Read the UiPath Documentation on Mock Tests to get to know more...

The following screenshot illustrates the different field validation test cases available in the template.

These test cases are very helpful when you have to test your validation logic built for each field to ensure you get the expected result stating the need for manual verification. Further, it also ensures the validation logic passes the accurate data to downstream applications.

Export

Testing the export results ensures the excel file contains all the expected data. The test case compares the cached Excel file (excel file containing the expected export result and structure) against the Excel file generated through the actual Export function of the template. The following tasks are performed in this test case.

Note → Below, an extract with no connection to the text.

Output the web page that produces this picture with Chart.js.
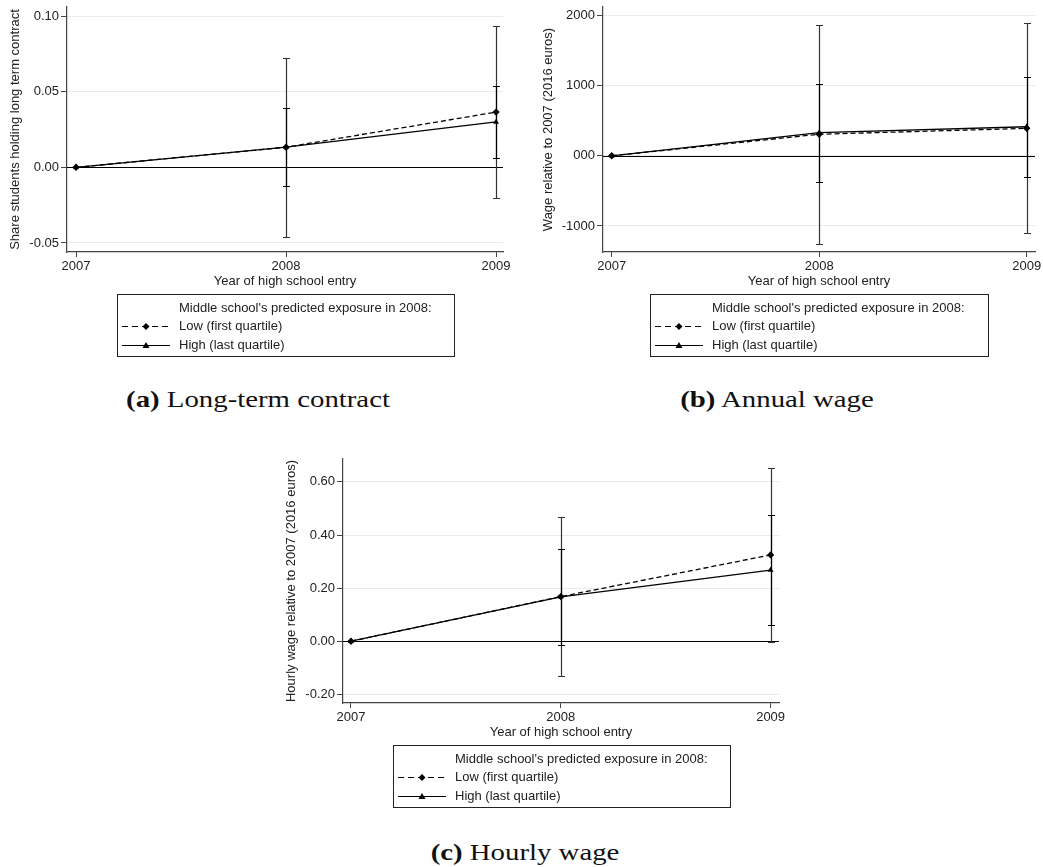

Compare the number of sheets generated in the file against the cached Excel file.
Compare the data in each sheet against the data in the cached Excel file (comparison is made by converting the data of the sheet to a string and comparing it)

All the test cases mentioned above enable developers and testers to test the Document understanding workflow efficiently. The test cases provided cover the default out-of-the-box functions of invoices and receipts. However, it can be configured easily to incorporate more document types and fields.

Conclusion

UiPath Document Understanding is one of the best tools to automate manual and complex document processing activities. There are many challenges in processing documents, starting from business rules, document volume, layouts, validations, etc. Using a proper base for the solution workflow plays a significant role in implementing reliable, efficient, and easy-to-manage solutions. The article explains the concept behind the latest Document Understanding template offered by UiPath, and how we can use it to build our document processing solutions.